-
heterogeneous: CPU + GPU
CUDA C
-
extends ANSI C with minimal new syntax
-
Terminology: CPU=host, GPU=device
- CUDA C source can be mixture of host & device code
- device code functions: kernels
- grid of threads: many threads are launched to execute a kernel
- don’t be afraid of launching many threads
- e.g. one thread per (output) tensor element
-
CPU & GPU code runs concurrently (overlapped)
Example: Vector addition
- Naive GPU vector addition:
- Allocate device memory for vectors
- Transfer inputs host → device
- Launch kernel and perform additions
- Copy device → host back
- Free device memory
- Normally, we keep data on the GPU as long as possible to asynchronously schedule many kernel launches.

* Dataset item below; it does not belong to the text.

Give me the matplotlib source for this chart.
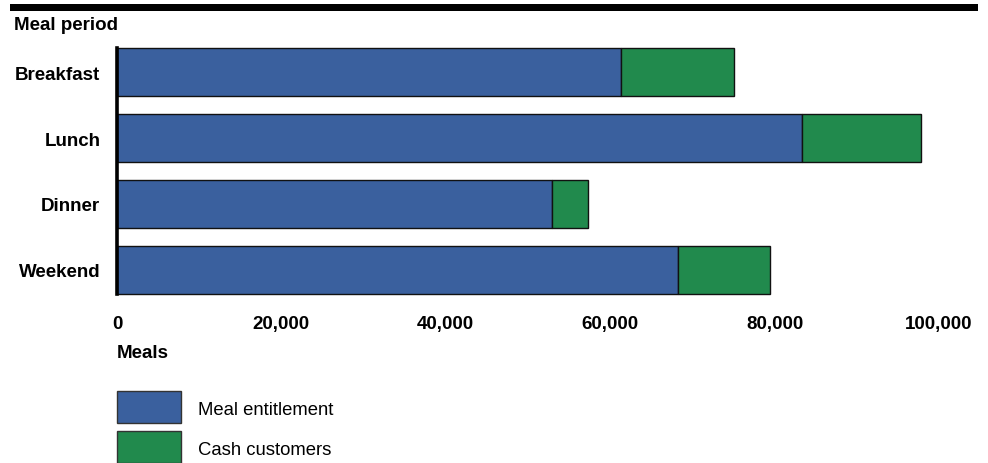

- For vector addition, we can calculate the array index of the thread:
int i = blockIdx.x * blockDim.x + threadIdx.x;
- select the block + assign position within the block
CUDA code
- General strategy: replace loop by grid of threads
- To keep in mind:
- Data sizes might not perfectly divisible by block sizes: always check bounds
- Prevent threads of boundary block to read/write outside allocated memory
// compute vector sum C=A+B
// each thread performs one pairwise addition
__global__
void vecAddKernel(float* A, float *B, float* C, int n){
int i = blockIdx.x * blockDim.x + threadIdx.x;
if (i < n){
C[i] = A[i] + B[i];
}
}